Doye was out of the neighborhood visiting friends when the incident took place, but her mother called her to tell her what happened.
“Everybody thought they were shooting,” she said.
Soon after, more young white men drove into the neighborhood in a black hearse with a sign that read: “Death to you (racial epithet).”
“I remember that,” said Doye, “because they parked right in front of my house.”
“That was a time and era were stuff like that was going on,” said Gloria Stewart, 61, a special needs teacher in Montgomery public schools, who grew up and still lives in Ken-Gar.
Even the neighborhood conditions were a hindrance.
“We didn’t have good streets at first,” said Doye. The streets were basically gravel and there were no sidewalks. Starting in the 1970s, through the help of the Housing Opportunity Commission of Montgomery County, streets were improved, sidewalks appeared and apartments were built.
But these obstacles have only strengthened the community.
“It just made everybody pull together more,” said Doye.
“You need someone or something to lean on in your trials and tribulations of life,” said JoAnn MacDonald-Owens.
And for residents of Ken-Gar, they leaned on the church—two churches in fact: Lee Memorial African Methodist Episcopal Church and the First Baptist Church.
The church was influential in the lives of the people, especially the children. The deacons at First Baptist took the children fishing and camping and took them to Glen Echo Park, said Mary Anna Dorsey. The Rev. James W. Murphy took the young boys in the neighborhood and formed a choir. “It was awesome,” remembers Dorsey.
The two churches often supported each other and organized events together. They played baseball and had picnics, said Dorsey.
Lamonte Williams does not live in Ken-Gar, but has spent the last 33 years attending Lee Memorial. “I’ve been in the church since I was 11 years old,” he said.
He said the churches always come together for big events like funerals and weddings.
“When you go through segregation and the things this community has gone through,” said Williams, of Rockville, Maryland, “you need to believe in a higher power.”
Arthur Williams is a community activist and has been a member of First Baptist for over 50 years, helping to teach Sunday school. The church “has always been a stabilizing force” in the community, said Arthur.
Williams is a member of the Brotherhood of First Baptist Church which performs community service around the area.
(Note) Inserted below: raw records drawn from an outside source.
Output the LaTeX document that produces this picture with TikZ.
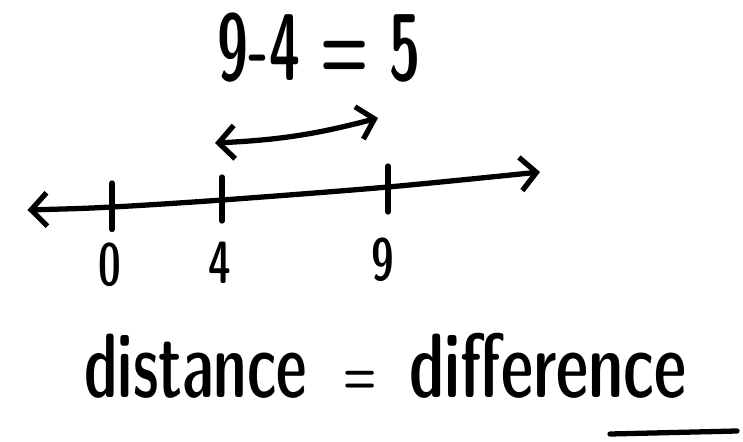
\documentclass[tikz,border=0pt]{standalone}
\usepackage{amsmath}
\usepackage{tikz}
\usepackage{xcolor}
\usetikzlibrary{arrows.meta}

\newcommand{\handfont}[1]{\sffamily\fontseries{sbc}\fontsize{#1}{#1}\selectfont}

\tikzset{
    hand/.style={inner sep=0pt, xscale=0.8, transform shape},
    pen/.style={line width=3pt, line cap=round, line join=round},
    barb/.style={pen, {Straight Barb[length=9pt,width=19pt,line width=3pt]}-{Straight Barb[length=9pt,width=19pt,line width=3pt]}}
}

\begin{document}
\begin{tikzpicture}
    \useasboundingbox (0,0) rectangle (14.86,8.82);
    % number line
    \coordinate (lineL) at (0.55,4.62);
    \coordinate (t0) at (2.24,4.68);
    \coordinate (t4) at (4.44,4.82);
    \coordinate (t9) at (7.76,5.08);
    \coordinate (lineR) at (10.80,5.38);
    \draw[barb] plot[smooth] coordinates {(lineL) (t0) (t4) (t9) (lineR)};
    \draw[pen] ([yshift=0.48cm]t0)--([yshift=-0.45cm]t0);
    \draw[pen] ([yshift=0.46cm]t4)--([yshift=-0.42cm]t4);
    \draw[pen] ([yshift=0.42cm]t9)--([yshift=-0.50cm]t9);
    \node[hand, font=\handfont{34}] (n0) at (2.2,3.52) {0};
    \node[hand, font=\handfont{34}] (n4) at (4.4,3.56) {4};
    \node[hand, font=\handfont{34}] (n9) at (7.66,3.62) {9};
    % span from 4 to 9
    \coordinate (spanL) at (4.30,5.96);
    \coordinate (spanR) at (7.56,6.46);
    \draw[barb] (spanL) to[bend right=6] (spanR);
    \node[hand, xscale=0.86, font=\handfont{54}] (calc) at (6.38,7.86) {9-4 = 5};
    % bottom text
    \node[hand, xscale=0.95, anchor=base west, font=\handfont{52}] (dist) at (1.68,0.88) {distance};
    \node[hand, anchor=west, font=\handfont{32}] (eqsign) at (6.86,1.16) {=};
    \node[hand, anchor=base west, font=\handfont{52}] (diff) at (8.18,0.88) {difference};
    \coordinate (ulL) at (12.2,0.14);
    \coordinate (ulR) at (14.74,0.20);
    \draw[pen] (ulL)--(ulR);
\end{tikzpicture}
\end{document}
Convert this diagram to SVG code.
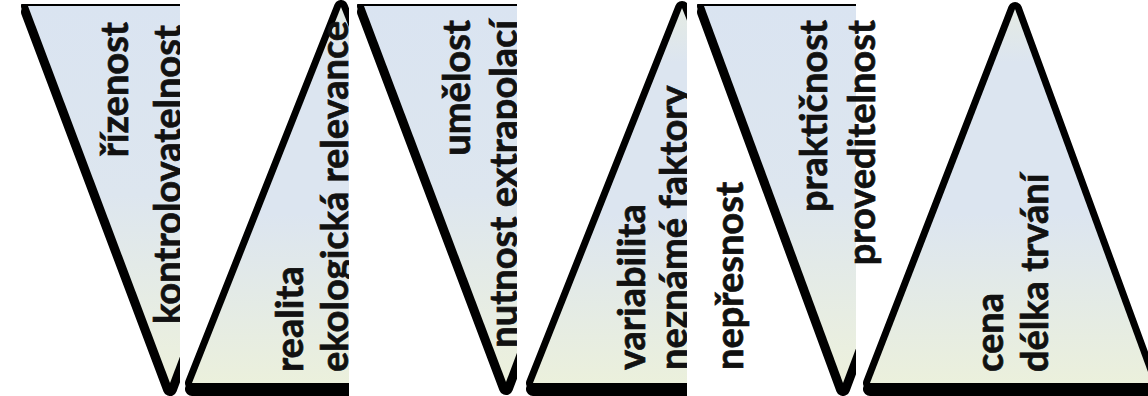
<svg xmlns="http://www.w3.org/2000/svg" width="1148" height="396" viewBox="0 0 1148 396">
<style>
.t{font-family:Lato,"Open Sans","Liberation Sans",sans-serif;font-weight:700;font-size:38px;fill:#111;stroke:#111;stroke-width:0.7}
.e{text-anchor:end}
.o{fill:none;stroke:#000;stroke-width:14;stroke-linejoin:round}
.sh{fill:#000;stroke:#000;stroke-width:14;stroke-linejoin:round}
</style>
<defs>
<linearGradient id="gd" gradientUnits="userSpaceOnUse" x1="0" y1="6" x2="0" y2="383">
<stop offset="0" stop-color="#dae4f1"/><stop offset="0.5" stop-color="#dde6ef"/><stop offset="1" stop-color="#edf1dc"/>
</linearGradient>
<linearGradient id="gu" gradientUnits="userSpaceOnUse" x1="0" y1="6" x2="0" y2="383">
<stop offset="0" stop-color="#e5ebe3"/><stop offset="0.15" stop-color="#dce5f0"/><stop offset="0.55" stop-color="#dce5f0"/><stop offset="1" stop-color="#ebf0dc"/>
</linearGradient>
<clipPath id="c1"><rect x="0" y="4" width="180" height="392"/></clipPath>
<clipPath id="c2"><rect x="181" y="0" width="168" height="396"/></clipPath>
<clipPath id="c3"><rect x="349" y="4" width="168" height="392"/></clipPath>
<clipPath id="c4"><rect x="517" y="0" width="170" height="396"/></clipPath>
<clipPath id="c5"><rect x="687" y="4" width="169" height="392"/></clipPath>
<clipPath id="c6"><rect x="856" y="0" width="292" height="396"/></clipPath>
</defs>
<rect width="1148" height="396" fill="#fff"/>
<g id="n1" clip-path="url(#c1)">
<polygon class="sh" points="28,6 312,6 170,383" transform="translate(0,6)"/>
<polygon class="o" points="28,6 312,6 170,383"/>
<polygon points="28,6 312,6 170,383" fill="url(#gd)"/>
<text class="t e" transform="translate(128,22) rotate(-90)">řízenost</text>
<text class="t e" transform="translate(181,25) rotate(-90)">kontrolovatelnost</text>
</g>
<g id="n2" clip-path="url(#c2)">
<polygon class="sh" points="341,7 192,383 490,383" transform="translate(0,6)"/>
<polygon class="o" points="341,7 192,383 490,383"/>
<polygon points="341,7 192,383 490,383" fill="url(#gu)"/>
<text class="t" transform="translate(303,372) rotate(-90)">realita</text>
<text class="t" transform="translate(348,372) rotate(-90)">ekologická relevance</text>
</g>
<g id="n3" clip-path="url(#c3)">
<polygon class="sh" points="364,6 648,6 506,382" transform="translate(0,6)"/>
<polygon class="o" points="364,6 648,6 506,382"/>
<polygon points="364,6 648,6 506,382" fill="url(#gd)"/>
<text class="t e" transform="translate(470,20) rotate(-90)">umělost</text>
<text class="t e" transform="translate(517,20) rotate(-90)">nutnost extrapolací</text>
</g>
<g id="n4" clip-path="url(#c4)">
<polygon class="sh" points="682,8 533,383 831,383" transform="translate(0,6)"/>
<polygon class="o" points="682,8 533,383 831,383"/>
<polygon points="682,8 533,383 831,383" fill="url(#gu)"/>
<text class="t" transform="translate(645,370) rotate(-90)">variabilita</text>
<text class="t" transform="translate(687,370) rotate(-90)">neznámé faktory</text>
</g>
<g id="n4b">
<text class="t" transform="translate(743,370) rotate(-90)">nepřesnost</text>
</g>
<g id="n5">
<g clip-path="url(#c5)">
<polygon class="sh" points="704,6 984,6 843,383" transform="translate(0,6)"/>
<polygon class="o" points="704,6 984,6 843,383"/>
<polygon points="704,6 984,6 843,383" fill="url(#gd)"/>
</g>
<text class="t e" transform="translate(827,20) rotate(-90)">praktičnost</text>
<text class="t e" transform="translate(875,20) rotate(-90)">proveditelnost</text>
</g>
<g id="n6" clip-path="url(#c6)">
<polygon class="sh" points="1015,9 870,383 1152,383" transform="translate(0,6)"/>
<polygon class="o" points="1015,9 870,383 1152,383"/>
<polygon points="1015,9 870,383 1152,383" fill="url(#gu)"/>
<text class="t" transform="translate(1003,372) rotate(-90)">cena</text>
<text class="t" transform="translate(1048,372) rotate(-90)">délka trvání</text>
</g>
<g id="connectors"/>
</svg>
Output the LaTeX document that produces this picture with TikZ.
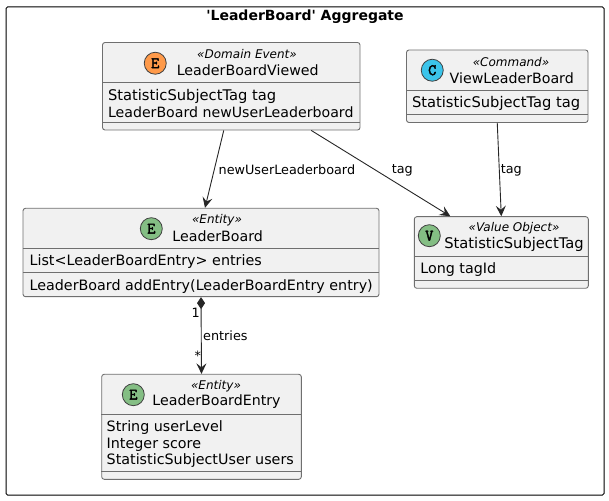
\documentclass[tikz,border=0pt]{standalone}
\usepackage{fontspec}
\setmainfont{DejaVu Sans}
\newfontfamily\icofont[FakeBold=2.5]{Latin Modern Mono}
\usetikzlibrary{arrows.meta}
\definecolor{boxfill}{HTML}{F1F1F1}
\definecolor{boxline}{HTML}{6F6F6F}
\definecolor{entityc}{HTML}{84BE84}
\definecolor{eventc}{HTML}{FF9A4A}
\definecolor{commandc}{HTML}{3BC4EA}
\tikzstyle{frame} = [draw=black,line width=1pt,rounded corners=1.5pt,inner sep=0]
\tikzstyle{box} = [draw=boxline,fill=boxfill,line width=.9pt,rounded corners=2.5pt,inner sep=0]
\tikzstyle{ico} = [draw=black!75,line width=.8pt,circle,minimum size=22pt,inner sep=0,text=black,font=\fontsize{16}{16}\selectfont\icofont]
\tikzstyle{stereo} = [inner sep=0,font=\fontsize{12}{14}\selectfont\itshape]
\tikzstyle{cname} = [inner sep=0,font=\fontsize{14.2}{16}\selectfont]
\tikzstyle{attr} = [inner sep=0,anchor=west,align=left,font=\fontsize{14.3}{16.4}\selectfont]
\tikzstyle{sep} = [draw=boxline,line width=.9pt]
\tikzstyle{lbl} = [inner sep=0,anchor=west,font=\fontsize{12.8}{15}\selectfont]
\tikzstyle{link} = [every edge/.style={draw=black!85}]

\begin{document}
\begin{tikzpicture}[x=1pt,y=1pt,->,>={Stealth[length=10.5pt,width=10pt,inset=4pt]},node distance=30,line width=.9pt]
\useasboundingbox (0,0) rectangle (609,500);

\node[frame,minimum width=598,minimum height=488] (frame) at (305,249) {};
\node[inner sep=0,font=\fontsize{14}{16}\selectfont\bfseries] (title) at ([yshift=-10]frame.north) {\textquotesingle LeaderBoard\textquotesingle{} Aggregate};

\node[box,minimum width=257.5,minimum height=87.5] (LBV) at (231.25,413.75) {};
\node[box,minimum width=181.5,minimum height=72.5] (VLB) [right of = LBV, xshift = 236] {};
\node[box,minimum width=356,minimum height=88.4] (LB) [below of = LBV, xshift = -30.25, yshift = -136.25] {};
\node[box,minimum width=174,minimum height=71.6] (SST) [right of = LB, xshift = 270.3] {};
\node[box,minimum width=199.6,minimum height=105] (LBE) [below of = LB, xshift = .5, yshift = -144.3] {};

% class headers
\node[ico,fill=eventc] (LBV_ico) [left of = LBV, xshift = -46, yshift = 23] {E};
\node[stereo] (LBV_st) [above of = LBV, xshift = 15.75, yshift = 2.55] {«Domain Event»};
\node[cname] (LBV_name) [above of = LBV, xshift = 16.5, yshift = -13.5] {LeaderBoardViewed};
\node[ico,fill=commandc] (VLB_ico) [left of = VLB, xshift = -35, yshift = 16] {C};
\node[stereo] (VLB_st) [above of = VLB, xshift = 13.75, yshift = -5.45] {«Command»};
\node[cname] (VLB_name) [above of = VLB, xshift = 14.5, yshift = -21.8] {ViewLeaderBoard};
\node[ico,fill=entityc] (LB_ico) [left of = LB, xshift = -19.7, yshift = 23.8] {E};
\node[stereo] (LB_st) [above of = LB, xshift = 16, yshift = 2.5] {«Entity»};
\node[cname] (LB_name) [above of = LB, xshift = 16.7, yshift = -13.5] {LeaderBoard};
\node[ico,fill=entityc] (SST_ico) [left of = SST, xshift = -42, yshift = 16.8] {V};
\node[stereo] (SST_st) [above of = SST, xshift = 12.7, yshift = -5.8] {«Value Object»};
\node[cname,font=\fontsize{14.7}{16}\selectfont] (SST_name) [above of = SST, xshift = 12.7, yshift = -22] {StatisticSubjectTag};
\node[ico,fill=entityc] (LBE_ico) [left of = LBE, xshift = -38.2, yshift = 32.1] {E};
\node[stereo] (LBE_st) [above of = LBE, xshift = 14.5, yshift = 10.8] {«Entity»};
\node[cname] (LBE_name) [above of = LBE, xshift = 15, yshift = -5] {LeaderBoardEntry};

% members
\node[attr] (LBV_attr) at ([xshift=5.5,yshift=-17.2]LBV.west) {{\fontsize{14.7}{16.4}\selectfont StatisticSubjectTag tag}\\{\fontsize{14.15}{16.4}\selectfont LeaderBoard newUserLeaderboard}};
\node[attr,font=\fontsize{14.7}{16.4}\selectfont] (VLB_attr) at ([xshift=5.5,yshift=-17]VLB.west) {StatisticSubjectTag tag};
\node[attr] (LB_attr) at ([xshift=6.6,yshift=-9]LB.west) {List<LeaderBoardEntry> entries};
\node[attr] (LB_meth) at ([xshift=6.6,yshift=-34]LB.west) {LeaderBoard addEntry(LeaderBoardEntry entry)};
\node[attr] (SST_attr) at ([xshift=6,yshift=-17]SST.west) {Long tagId};
\node[attr] (LBE_attr) at ([xshift=5,yshift=-17.5]LBE.west) {String userLevel\\Integer score\\StatisticSubjectUser users};

\path[-,sep]
([yshift=3.75]LBV.west) edge ([yshift=3.75]LBV.east)
([yshift=-35.75]LBV.west) edge ([yshift=-35.75]LBV.east)
([yshift=-4.45]VLB.west) edge ([yshift=-4.45]VLB.east)
([yshift=-28.05]VLB.west) edge ([yshift=-28.05]VLB.east)
([yshift=4.2]LB.west) edge ([yshift=4.2]LB.east)
([yshift=-19.8]LB.west) edge ([yshift=-19.8]LB.east)
([yshift=-3.5]SST.west) edge ([yshift=-3.5]SST.east)
([yshift=-27.8]SST.west) edge ([yshift=-27.8]SST.east)
([yshift=12.1]LBE.west) edge ([yshift=12.1]LBE.east)
([yshift=-44.5]LBE.west) edge ([yshift=-44.5]LBE.east);

\path[link]
([xshift=-7.5]LBV.south) edge node[lbl,pos=.51,xshift=4] (lbl_new) {newUserLeaderboard} ([xshift=4]LB.north)
([xshift=80]LBV.south) edge node[lbl,pos=.465,xshift=15.5] (lbl_tag) {tag} ([xshift=-51]SST.north)
(VLB.south) edge node[lbl,pos=.51,xshift=1] (lbl_tag2) {tag} (SST.north)
(LB.south) edge [{Diamond[length=12pt,width=8pt]}->] node[lbl,pos=.5,xshift=1.5] (lbl_ent) {entries}
node[lbl,pos=.2,anchor=east,xshift=-1] (lbl_one) {1}
node[lbl,pos=.77,anchor=east] (lbl_many) {*} (LBE.north);

\end{tikzpicture}
\end{document}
This weekend, the group is planning to go to downtown Washington to help the homeless population. They hope to feed them breakfast and pass out coats to help them prepare for winter.
“You have to take care of the needs of people before you try to give them some type of spiritual growth,” said Arthur.
Both Lee Memorial and First Baptist allow their facilities to be used by local groups, such as the African American Health Program, which conducts health fairs to check people’s blood pressure and offer HIV testing. “The church has always opened their doors” to the community, said Williams.
The church is also a valuable resource for new members of the community. “The churches not only served to orient newcomers to social conditions, but also to help them find a place to stay, or perhaps even (find) a job,” according to a Ken-Gar handout that was passed out during the anniversary event that described the history of the community.
Rachel and Tim Gall attend Lee Memorial. They also happened to be the only white people at the church.
They moved to Ken-Gar in 2014. “We moved in the day after we got married,” said Tim.
Still, being considered “new” to Ken-Gar is relative.
When Tim first met one of his neighbors, a South American family, he asked them how long they had lived in Ken-Gar. The family said not “very long” — just 25 years.
“So at 25 years, they were still newbies,” said Tim, with a chuckle.
The Galls knew that Ken-Gar was a historically black neighborhood before they arrived, but that did not deter them. “We liked that it was an interracial community,” said Rachel.
They do not have children and said they are planning on adopting a sibling group of interracial children through the foster care system. The Galls feel that the diverse makeup of Ken-Gar will help the children. “You must make sure their culture is represented in their everyday life,” said Rachel.
The couple also regularly invites a small mixed-race group of kids to come to their house to talk, play baseball, ride bikes and eat snacks. Several of the children and their families have started going to church with the Galls.
“We have gotten to know the community through the children of the community,” said Tim.
The Galls are emblematic of a trend in Ken-Gar: The community has been growing more diverse.
The community is “not just integrated now, it’s international: Afro American, Asian, Bolivian, Caucasian, Chinese, Ethiopian, Greek, Guatemalan, Indian, Mexican, Vietnamese” according to the Ken-Gar handout.
“We’re pretty diverse and we are proud of it,” said Mark Sorden, president of the Ken-Gar Civic Association. “The (racial) makeup varies a lot over time,” he said because such a large percentage of Housing Opportunities Commission residents in Ken-Gar are transient.
The Housing Opportunities Commission owns 15 townhouses and four single family homes in Ken-Gar, according to the organization’s website.
Lifelong resident Harriette Harrison sees the diversity as a good thing.
“You live in a multicultural world,” she said. “Just when you’re young you don’t think about that. But as you grow older, you realize you can’t be just shut off from the world.”
“The new community of Ken-Gar is an exceptional neighborhood,” said Annie “Kandie” Simpson-Henderson, who chaired the 125th anniversary celebration. “We’re a multicultural gem in a small corner of Kensington.”
But Mary Lou Simpson Atkinson has mixed feelings. “I like it, but I don’t like change,” she said. She still thinks of Ken-Gar as a black community and that has always been her “comfort zone.”
“Change can be good,” said Hopkins, “but it’s a struggle.”